## SET EXERCISE:
Only the pictures are to be left out; set down the rest of the records exactly.

## DATA FOR THE TASK:
------------------------------------------------------------
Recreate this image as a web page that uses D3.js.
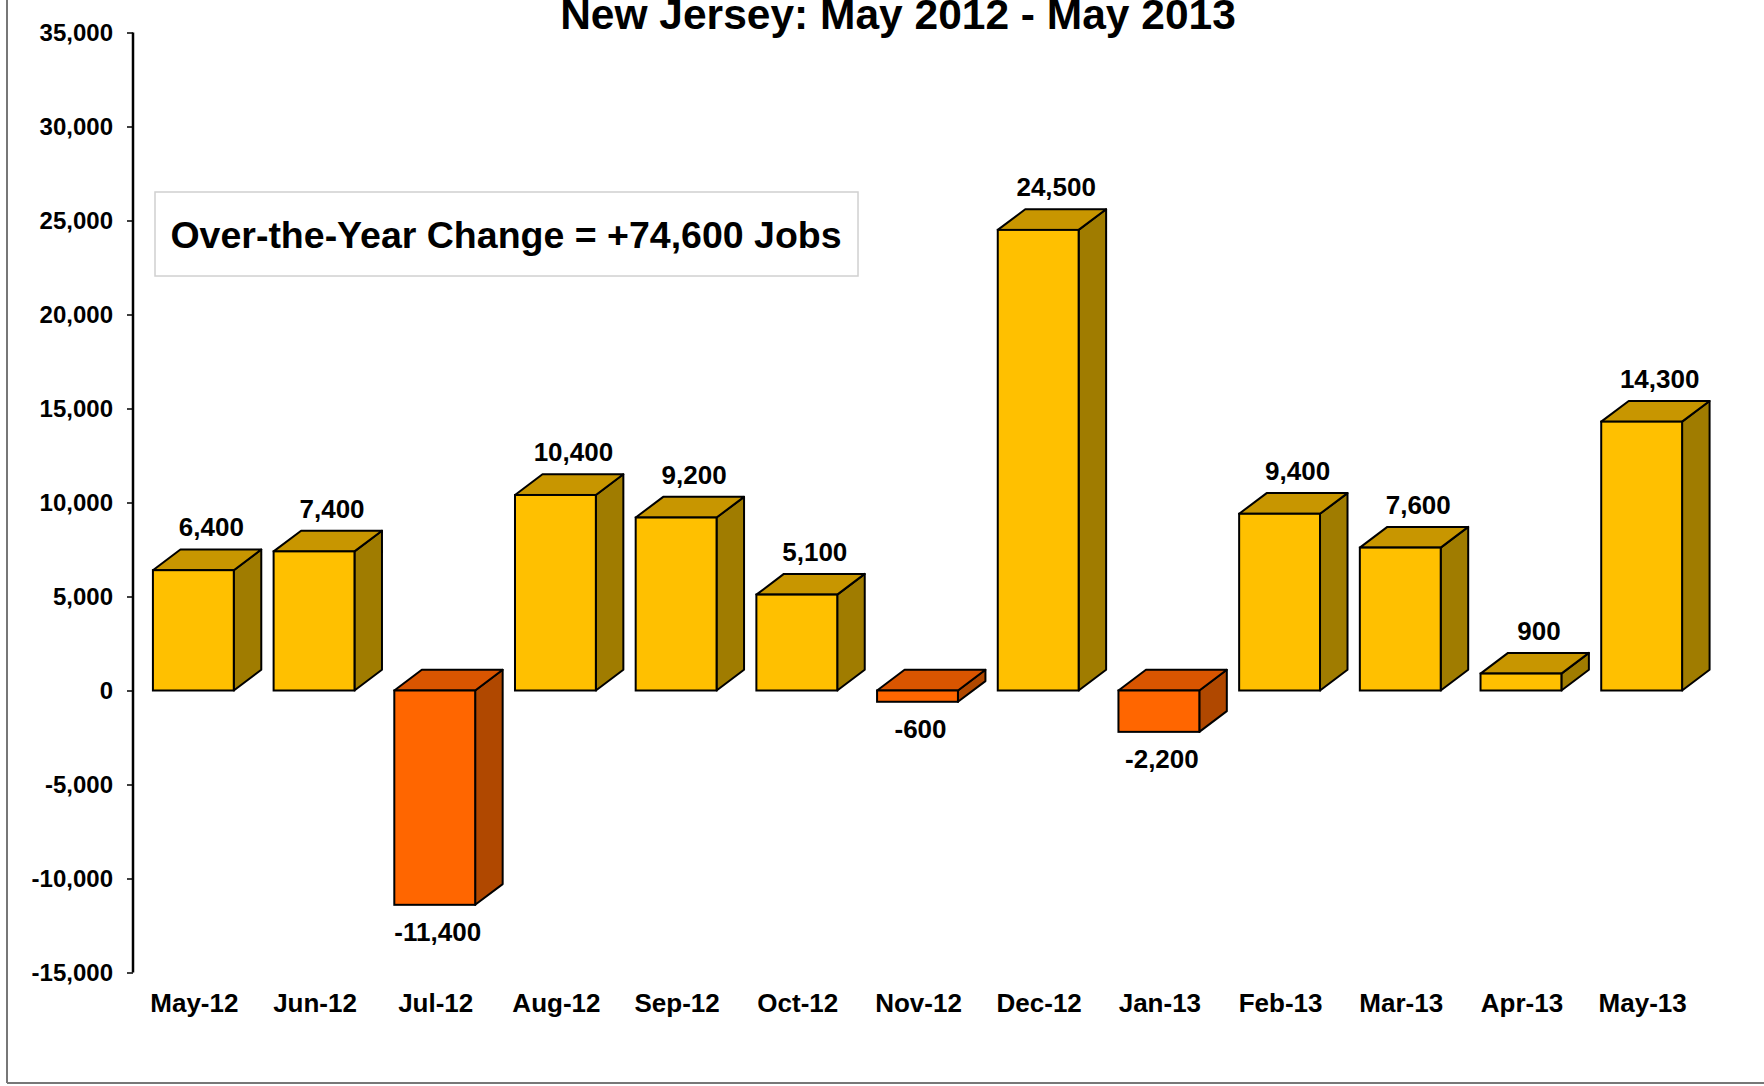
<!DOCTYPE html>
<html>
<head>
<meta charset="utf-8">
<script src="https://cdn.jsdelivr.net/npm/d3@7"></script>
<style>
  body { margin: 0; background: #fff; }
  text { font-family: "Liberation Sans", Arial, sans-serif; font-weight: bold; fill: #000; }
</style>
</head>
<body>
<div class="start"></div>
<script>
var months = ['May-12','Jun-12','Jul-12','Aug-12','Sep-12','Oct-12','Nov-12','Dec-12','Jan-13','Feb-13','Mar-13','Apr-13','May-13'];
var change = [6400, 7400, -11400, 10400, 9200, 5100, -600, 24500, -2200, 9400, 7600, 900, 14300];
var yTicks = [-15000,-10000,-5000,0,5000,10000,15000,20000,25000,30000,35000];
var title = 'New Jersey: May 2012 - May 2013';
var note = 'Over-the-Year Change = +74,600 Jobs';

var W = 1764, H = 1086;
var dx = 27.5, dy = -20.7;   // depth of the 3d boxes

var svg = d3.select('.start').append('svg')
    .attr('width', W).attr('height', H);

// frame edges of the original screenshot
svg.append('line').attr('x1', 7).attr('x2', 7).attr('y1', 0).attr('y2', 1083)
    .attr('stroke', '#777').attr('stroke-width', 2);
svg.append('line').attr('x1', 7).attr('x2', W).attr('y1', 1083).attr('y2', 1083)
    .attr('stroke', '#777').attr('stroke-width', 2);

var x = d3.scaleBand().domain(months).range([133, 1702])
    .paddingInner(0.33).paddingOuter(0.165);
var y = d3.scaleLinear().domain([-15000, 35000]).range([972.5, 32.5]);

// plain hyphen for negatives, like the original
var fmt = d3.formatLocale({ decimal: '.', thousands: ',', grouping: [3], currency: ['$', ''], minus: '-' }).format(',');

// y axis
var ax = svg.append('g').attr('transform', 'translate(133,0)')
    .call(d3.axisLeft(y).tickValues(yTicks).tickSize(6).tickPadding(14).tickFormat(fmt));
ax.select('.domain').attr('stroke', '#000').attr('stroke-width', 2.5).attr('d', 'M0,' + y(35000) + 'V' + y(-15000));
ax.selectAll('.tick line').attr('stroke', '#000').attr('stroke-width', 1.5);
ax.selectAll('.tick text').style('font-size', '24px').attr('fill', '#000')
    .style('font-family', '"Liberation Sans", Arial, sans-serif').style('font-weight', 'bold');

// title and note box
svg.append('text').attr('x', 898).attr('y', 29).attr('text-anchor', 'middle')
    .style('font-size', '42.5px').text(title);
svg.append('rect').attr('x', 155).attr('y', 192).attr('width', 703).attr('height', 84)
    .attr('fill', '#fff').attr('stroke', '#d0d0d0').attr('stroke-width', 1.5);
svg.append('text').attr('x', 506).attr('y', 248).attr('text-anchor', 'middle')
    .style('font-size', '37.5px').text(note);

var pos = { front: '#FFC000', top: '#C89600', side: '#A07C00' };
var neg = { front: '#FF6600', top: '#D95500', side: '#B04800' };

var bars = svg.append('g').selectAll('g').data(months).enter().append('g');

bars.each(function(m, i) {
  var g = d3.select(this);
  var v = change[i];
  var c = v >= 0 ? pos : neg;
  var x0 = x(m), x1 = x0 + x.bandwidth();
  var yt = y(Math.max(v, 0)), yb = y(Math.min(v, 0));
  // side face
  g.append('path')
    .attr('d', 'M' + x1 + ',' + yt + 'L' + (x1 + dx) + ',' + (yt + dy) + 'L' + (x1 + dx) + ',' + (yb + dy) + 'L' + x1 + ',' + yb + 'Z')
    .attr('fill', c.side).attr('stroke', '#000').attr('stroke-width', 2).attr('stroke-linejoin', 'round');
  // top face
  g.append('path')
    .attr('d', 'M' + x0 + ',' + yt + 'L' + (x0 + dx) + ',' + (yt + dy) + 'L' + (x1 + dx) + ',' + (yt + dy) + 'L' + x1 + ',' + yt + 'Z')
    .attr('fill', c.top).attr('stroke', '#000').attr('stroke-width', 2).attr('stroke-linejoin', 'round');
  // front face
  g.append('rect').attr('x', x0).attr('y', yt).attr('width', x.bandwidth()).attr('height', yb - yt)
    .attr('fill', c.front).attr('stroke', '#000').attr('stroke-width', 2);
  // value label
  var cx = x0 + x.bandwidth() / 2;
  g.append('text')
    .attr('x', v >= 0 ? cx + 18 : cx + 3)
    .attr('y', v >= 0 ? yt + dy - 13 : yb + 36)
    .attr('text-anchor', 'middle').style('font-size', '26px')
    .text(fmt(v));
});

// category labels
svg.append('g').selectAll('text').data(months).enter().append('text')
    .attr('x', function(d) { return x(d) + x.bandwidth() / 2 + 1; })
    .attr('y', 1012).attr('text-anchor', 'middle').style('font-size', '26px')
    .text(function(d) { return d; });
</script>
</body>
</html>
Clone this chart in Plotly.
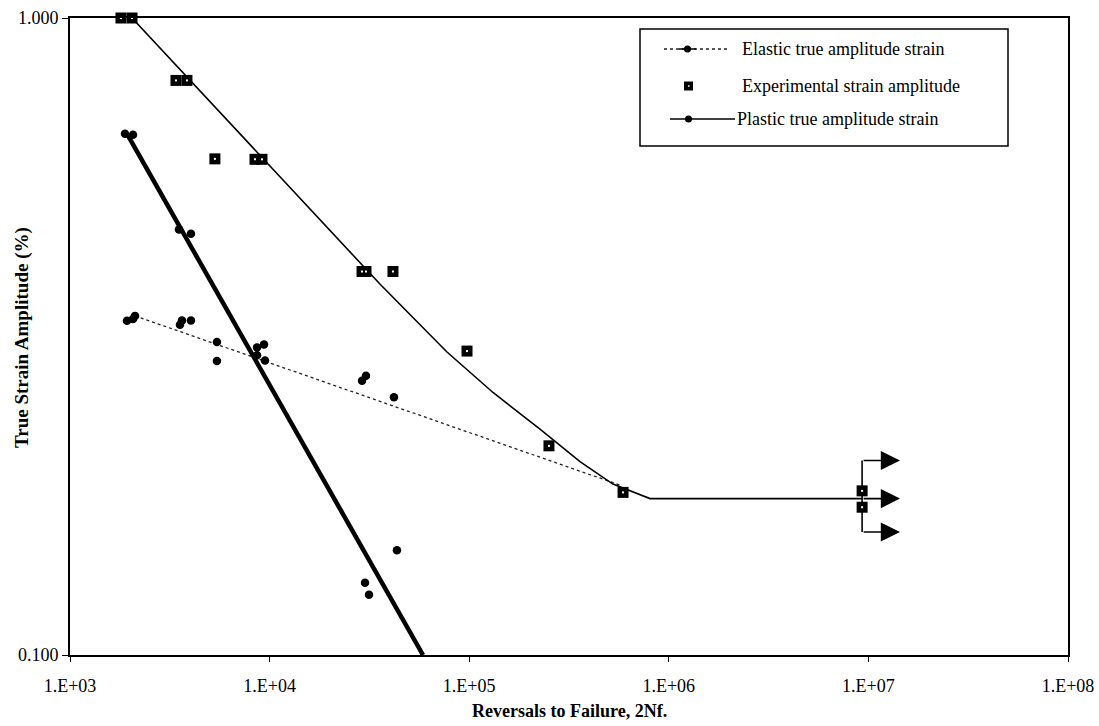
------------------------------------------------------------
## THE ANSWER:
Recreate this image as a web page that uses D3.js.
<!DOCTYPE html>
<html>
<head>
<meta charset="utf-8">
<script src="https://cdn.jsdelivr.net/npm/d3@7"></script>
<style>
  body { margin: 0; background: #fff; }
  text { font-family: "Liberation Sans", Arial, sans-serif; font-weight: bold; fill: #000; }
</style>
</head>
<body>
<div class="start"></div>
<script>
var months = ['May-12','Jun-12','Jul-12','Aug-12','Sep-12','Oct-12','Nov-12','Dec-12','Jan-13','Feb-13','Mar-13','Apr-13','May-13'];
var change = [6400, 7400, -11400, 10400, 9200, 5100, -600, 24500, -2200, 9400, 7600, 900, 14300];
var yTicks = [-15000,-10000,-5000,0,5000,10000,15000,20000,25000,30000,35000];
var title = 'New Jersey: May 2012 - May 2013';
var note = 'Over-the-Year Change = +74,600 Jobs';

var W = 1764, H = 1086;
var dx = 27.5, dy = -20.7;   // depth of the 3d boxes

var svg = d3.select('.start').append('svg')
    .attr('width', W).attr('height', H);

// frame edges of the original screenshot
svg.append('line').attr('x1', 7).attr('x2', 7).attr('y1', 0).attr('y2', 1083)
    .attr('stroke', '#777').attr('stroke-width', 2);
svg.append('line').attr('x1', 7).attr('x2', W).attr('y1', 1083).attr('y2', 1083)
    .attr('stroke', '#777').attr('stroke-width', 2);

var x = d3.scaleBand().domain(months).range([133, 1702])
    .paddingInner(0.33).paddingOuter(0.165);
var y = d3.scaleLinear().domain([-15000, 35000]).range([972.5, 32.5]);

// plain hyphen for negatives, like the original
var fmt = d3.formatLocale({ decimal: '.', thousands: ',', grouping: [3], currency: ['$', ''], minus: '-' }).format(',');

// y axis
var ax = svg.append('g').attr('transform', 'translate(133,0)')
    .call(d3.axisLeft(y).tickValues(yTicks).tickSize(6).tickPadding(14).tickFormat(fmt));
ax.select('.domain').attr('stroke', '#000').attr('stroke-width', 2.5).attr('d', 'M0,' + y(35000) + 'V' + y(-15000));
ax.selectAll('.tick line').attr('stroke', '#000').attr('stroke-width', 1.5);
ax.selectAll('.tick text').style('font-size', '24px').attr('fill', '#000')
    .style('font-family', '"Liberation Sans", Arial, sans-serif').style('font-weight', 'bold');

// title and note box
svg.append('text').attr('x', 898).attr('y', 29).attr('text-anchor', 'middle')
    .style('font-size', '42.5px').text(title);
svg.append('rect').attr('x', 155).attr('y', 192).attr('width', 703).attr('height', 84)
    .attr('fill', '#fff').attr('stroke', '#d0d0d0').attr('stroke-width', 1.5);
svg.append('text').attr('x', 506).attr('y', 248).attr('text-anchor', 'middle')
    .style('font-size', '37.5px').text(note);

var pos = { front: '#FFC000', top: '#C89600', side: '#A07C00' };
var neg = { front: '#FF6600', top: '#D95500', side: '#B04800' };

var bars = svg.append('g').selectAll('g').data(months).enter().append('g');

bars.each(function(m, i) {
  var g = d3.select(this);
  var v = change[i];
  var c = v >= 0 ? pos : neg;
  var x0 = x(m), x1 = x0 + x.bandwidth();
  var yt = y(Math.max(v, 0)), yb = y(Math.min(v, 0));
  // side face
  g.append('path')
    .attr('d', 'M' + x1 + ',' + yt + 'L' + (x1 + dx) + ',' + (yt + dy) + 'L' + (x1 + dx) + ',' + (yb + dy) + 'L' + x1 + ',' + yb + 'Z')
    .attr('fill', c.side).attr('stroke', '#000').attr('stroke-width', 2).attr('stroke-linejoin', 'round');
  // top face
  g.append('path')
    .attr('d', 'M' + x0 + ',' + yt + 'L' + (x0 + dx) + ',' + (yt + dy) + 'L' + (x1 + dx) + ',' + (yt + dy) + 'L' + x1 + ',' + yt + 'Z')
    .attr('fill', c.top).attr('stroke', '#000').attr('stroke-width', 2).attr('stroke-linejoin', 'round');
  // front face
  g.append('rect').attr('x', x0).attr('y', yt).attr('width', x.bandwidth()).attr('height', yb - yt)
    .attr('fill', c.front).attr('stroke', '#000').attr('stroke-width', 2);
  // value label
  var cx = x0 + x.bandwidth() / 2;
  g.append('text')
    .attr('x', v >= 0 ? cx + 18 : cx + 3)
    .attr('y', v >= 0 ? yt + dy - 13 : yb + 36)
    .attr('text-anchor', 'middle').style('font-size', '26px')
    .text(fmt(v));
});

// category labels
svg.append('g').selectAll('text').data(months).enter().append('text')
    .attr('x', function(d) { return x(d) + x.bandwidth() / 2 + 1; })
    .attr('y', 1012).attr('text-anchor', 'middle').style('font-size', '26px')
    .text(function(d) { return d; });
</script>
</body>
</html>
Clone this chart in Plotly.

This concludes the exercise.